Hal itu, harus dilakukan dalam upaya meminimalisasi gap yang terjadi di
dalam kehidupan yang dialami setiap siswa. Semua lini kehidupan harus
menunjukkan linieritas penerapan program yang mengarah pada penguatan karakter
siswa.
Dalam penguatan pendidikan
karakter berbasis budaya satuan pendidikan, secara eksplisit diungkapkan kewajiban
pemberian teladan oleh guru, tenaga kependidikan, serta pemangku kepentingan pendidikan
lainnya. Setiap warga satuan pendidikan, tanpa terkecuali harus mampu
mengedepankan keteladanan. Tuntutan tersebut terutama diarahkan kepada setiap
guru. Guru sebagai aktor utama dalam proses pendidikan harus menjadi sosok
ideal dalam pemberian keteladanan terhadap seluruh siswa. Guru harus menjadi
sosok terdepan dalam memberi keteladanan terhadap siswa, termasuk terhadap
setiap warga satuan pendidikan lainnya.
Pemberian
keteladanan sangat penting diimplementasikan dalam upaya mempermudah
keterlahiran sikap dan perilaku setiap siswa yang sesuai dengan karakter yang
diharapkan. Keteladanan merupakan penanaman sikap dan perilaku positif melalui
tampilan role model oleh pihak-pihak tertentu. Role model
penerapan karakter dalam konteks satuan pendidikan tentunya harus ditampilkan
oleh guru, tenaga kependidikan, serta warga satuan pendidikan lainnya, sehingga
menjadi acuan bagi setiap siswa.
Keteladanan
melalui role model dimungkinkan menjadi strategi tepat dalam memengaruhi
setiap siswa agar mampu mengembangkan potensinya dengan optimal. Role model
yang ditampilkan dalam ekosistem satuan pendidikan akan besar pengaruhnya
terhadap bertumbuh dan berkembangnya karakter para siswa. Role model
yang diperlihatkan oleh warga satuan pendidikan menjadi refleksi bagi setiap
siswa, sehingga mereka memiliki acuan yang layak ditiru dan dapat diadopsi
dalam ranah kehidupan lain, di luar satuan pendidikan.

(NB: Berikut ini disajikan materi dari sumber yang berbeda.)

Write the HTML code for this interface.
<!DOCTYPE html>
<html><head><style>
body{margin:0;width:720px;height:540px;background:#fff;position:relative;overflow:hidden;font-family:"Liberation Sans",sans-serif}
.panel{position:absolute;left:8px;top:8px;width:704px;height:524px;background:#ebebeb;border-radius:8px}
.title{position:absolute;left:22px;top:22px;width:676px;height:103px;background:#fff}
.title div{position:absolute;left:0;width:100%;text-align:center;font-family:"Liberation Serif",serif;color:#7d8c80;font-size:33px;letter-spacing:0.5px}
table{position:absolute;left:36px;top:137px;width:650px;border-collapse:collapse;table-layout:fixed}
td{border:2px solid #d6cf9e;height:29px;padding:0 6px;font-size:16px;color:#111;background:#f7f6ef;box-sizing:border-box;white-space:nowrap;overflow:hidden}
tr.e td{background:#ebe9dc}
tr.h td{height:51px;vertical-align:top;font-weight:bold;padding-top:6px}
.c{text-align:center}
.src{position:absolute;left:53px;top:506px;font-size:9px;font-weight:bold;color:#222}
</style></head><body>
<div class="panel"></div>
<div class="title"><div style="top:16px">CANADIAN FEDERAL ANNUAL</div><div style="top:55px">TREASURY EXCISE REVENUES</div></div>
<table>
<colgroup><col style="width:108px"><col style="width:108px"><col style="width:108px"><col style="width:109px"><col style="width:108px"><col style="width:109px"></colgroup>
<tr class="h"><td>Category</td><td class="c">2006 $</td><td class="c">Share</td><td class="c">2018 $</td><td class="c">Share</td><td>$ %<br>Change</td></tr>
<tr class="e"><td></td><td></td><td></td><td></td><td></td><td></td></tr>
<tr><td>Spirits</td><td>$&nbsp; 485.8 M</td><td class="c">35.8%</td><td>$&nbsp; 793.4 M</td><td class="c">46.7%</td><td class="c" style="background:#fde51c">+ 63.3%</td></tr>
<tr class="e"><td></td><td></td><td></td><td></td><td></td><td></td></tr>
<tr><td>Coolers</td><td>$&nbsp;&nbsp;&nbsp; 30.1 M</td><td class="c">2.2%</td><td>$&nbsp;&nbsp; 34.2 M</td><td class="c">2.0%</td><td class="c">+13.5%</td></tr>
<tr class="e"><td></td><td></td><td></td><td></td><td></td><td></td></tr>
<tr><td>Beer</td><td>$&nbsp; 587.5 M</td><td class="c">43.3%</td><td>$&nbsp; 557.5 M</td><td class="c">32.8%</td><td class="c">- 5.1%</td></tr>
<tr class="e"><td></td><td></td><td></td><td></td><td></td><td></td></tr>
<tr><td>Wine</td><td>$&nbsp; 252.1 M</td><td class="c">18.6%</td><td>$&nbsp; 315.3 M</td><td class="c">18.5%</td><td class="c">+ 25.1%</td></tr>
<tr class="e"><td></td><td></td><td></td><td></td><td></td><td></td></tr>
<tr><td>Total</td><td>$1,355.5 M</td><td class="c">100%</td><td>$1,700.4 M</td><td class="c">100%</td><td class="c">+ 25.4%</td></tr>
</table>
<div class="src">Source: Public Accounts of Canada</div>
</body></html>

Penampilan warga sekolah sebagai role model ini merupakan
strategi yang patut dilakukan dalam upaya mendorong keberlangsungan program.

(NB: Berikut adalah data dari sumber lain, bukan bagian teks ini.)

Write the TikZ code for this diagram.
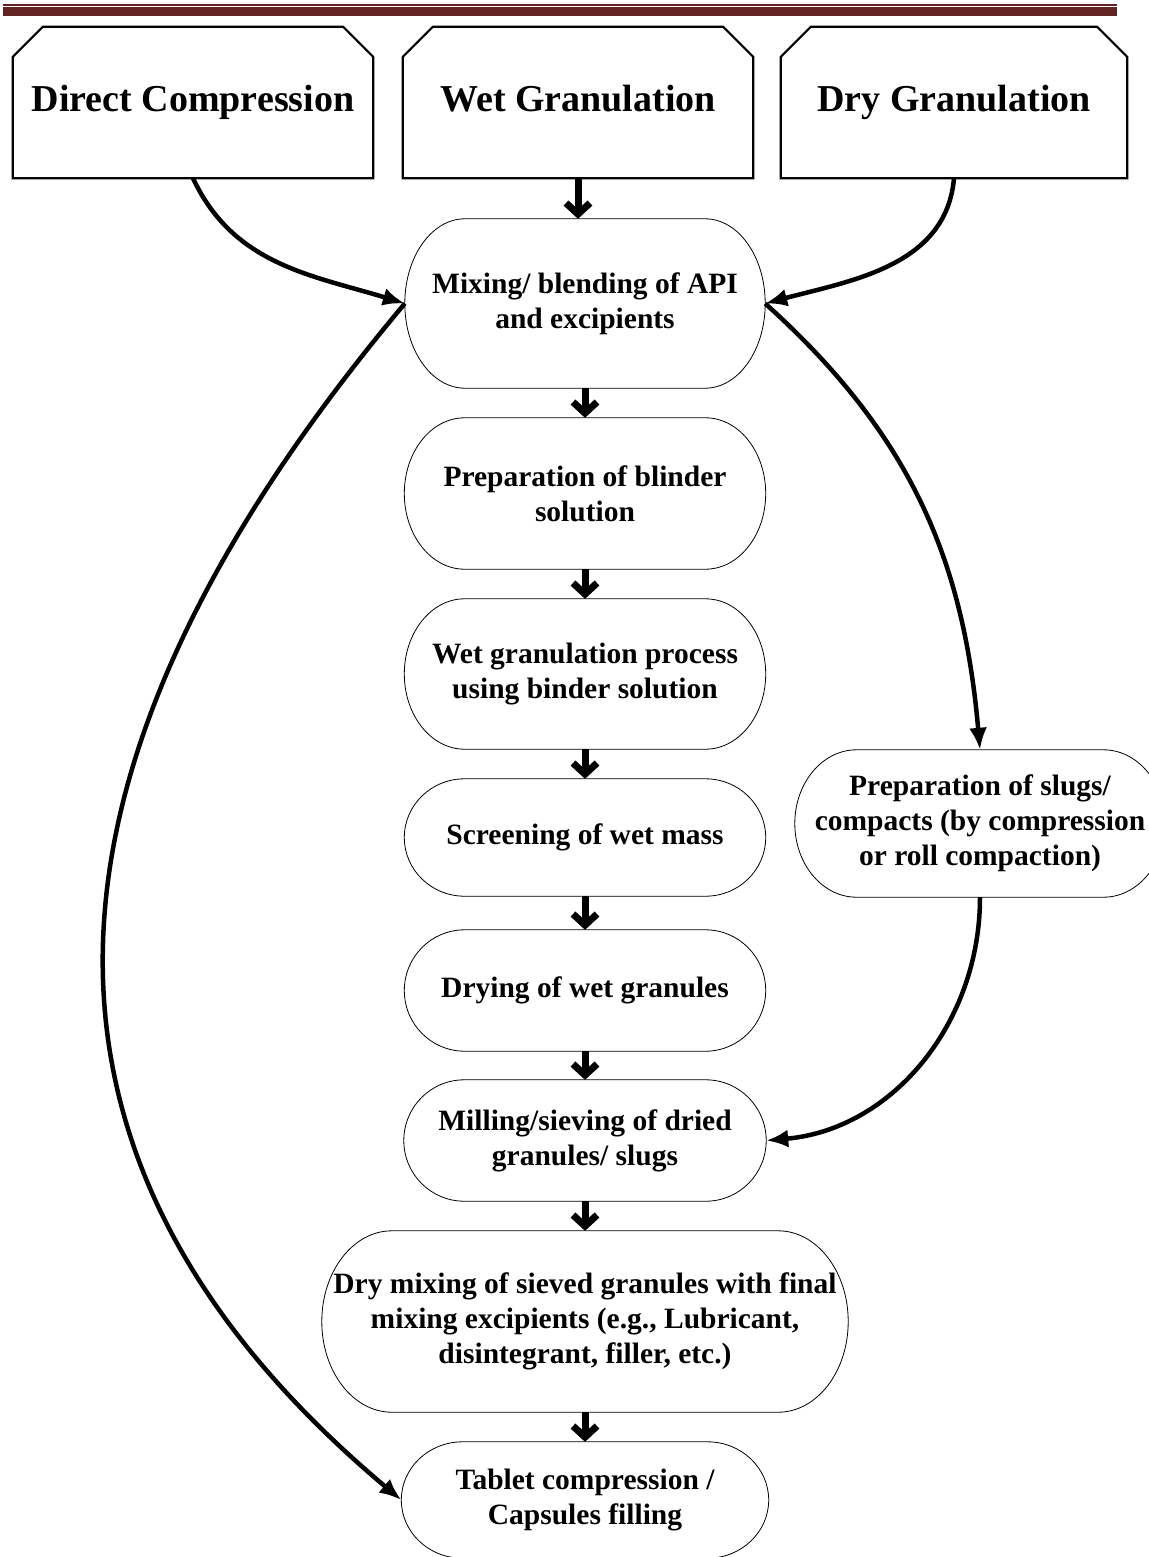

Berbagai program yang diterapkan satuan pendidikan tidaklah terarah secara
parsial untuk siswa semata, tetapi harus pula menyasar seluruh warga satuan
pendidikan, terutama guru. Guru
harus menjadi pemberi contoh yang baik dalam bersikap, berperilaku, dan
bertutur kata bagi seluruh siswanya. Guru
harus menjadi role model dalam menerapkan karakter seperti yang
diamanatkan regulasi.
Akan halnya dengan kasus raibnya tabungan yang melanda para siswa
dengan beberapa gelintir guru yang menjadi pelakunya, kejadian tersebut menjadi
tamparan keras bagi dunia pendidikan. Tamparan bukan saja bagi satuan
pendidikan dimaksud, tetapi tamparan bagi seluruh pemangku kepentingan dalam
ranah pendidikan. Perilaku yang diperlihatkan guru merupakan perilaku yang
kontradiktif dengan kebijakan penguatan karakter yang selama ini didorong untuk
diimplementasikan oleh setiap satuan pendidikan.

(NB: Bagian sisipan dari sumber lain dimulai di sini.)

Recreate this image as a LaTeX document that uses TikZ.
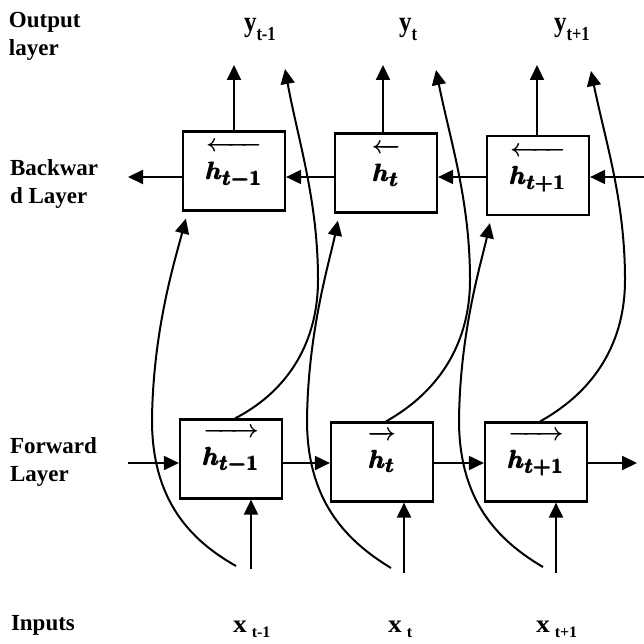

Kejadian yang menguras energi berbagai pihak tersebut sudah selayaknya
menjadi cermin bagi setiap pemangku kepentingan pendidikan bahwa penguatan
karakter bukan saja kewajiban yang harus diterapkan dan dimiliki oleh setiap
seiswa, tatapi harus diterapkan dan dimiliki oleh seluruh warga satuan
pendidikan. Program yang diterapkan harursah komprehensif, menyasar seluruh
elemen yang terlibat dalam satuan pendidikan, bahkan harus pula menyasar setiap
elemen pemangku kebijakan pendidikan. Warga satuan pendidikan dan pemangku
kepentingan lainnya harus menjadi role model kepemilikan karakter. ****DasARSS.